Found objects are especially common in industrial music, although music from other genres may integrate found objects. For example, some classical musicians like to work with birdsong, integrating it into their performances and using it as a base to develop new melodies and themes. Pots and pans may be beaten as drums in ethnic music, while the dance and music performance known as Stomp utilizes found objects ranging from mops to saws as musical instruments. A found object in music may be subtle or jarring, melodious or cacophonous, but it will usually attract interest.
Modern sculpture may utilize found objects, sometimes to a level which critics find a bit extreme. If you happen to have access to a modern art museum and you take a day to amble around, you will probably discover a number of found object pieces, ranging from pianos splashed with paint to piles of garbage. Because a found object is always discovered, rather than made, an artist may not know exactly that the object is or how to use it until he or she stumbles upon it.
Some cynics point out that one of the primary advantages of a found object is that it is often cheap, or free, despite the fact that some found objects are extremely expensive. Fans of found object art point out that the use of found objects in art illustrates the ability to find the beauty in everyday things, and that the inclusion of a found object in an art piece often causes people to think about that object, and sometimes the world, in very new ways.

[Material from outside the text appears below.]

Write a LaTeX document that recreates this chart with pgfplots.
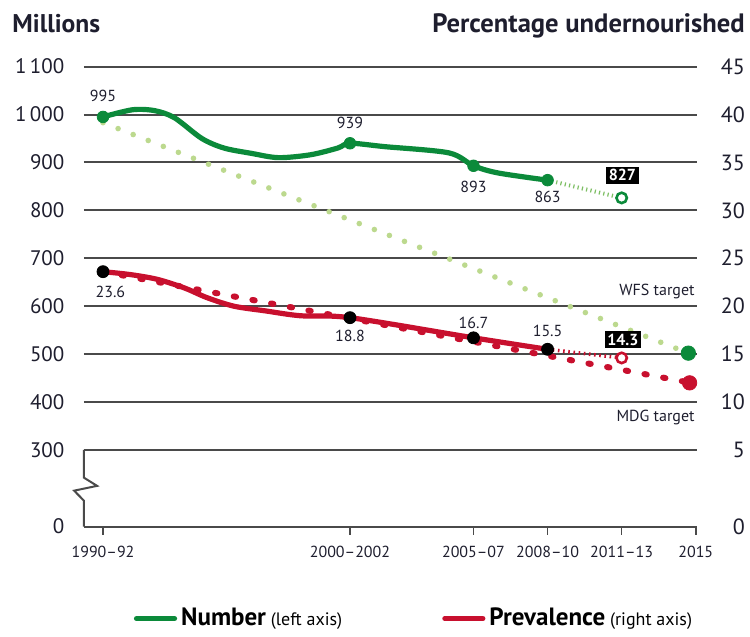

The use of found objects in music was not a popular trend until the 1960's. With the advent of the sonically sterile recording studio in the first half of the 20th century, excessive or ambient noise was not favored. In the 1960's however, a number of psychedelic rock bands started incorporating found object sounds and samples into their music. "Riders On The Storm" by the doors is a good example. The track the sound of mellow rainfall, which fits perfectly into the rest of the song's moody and subdued tone.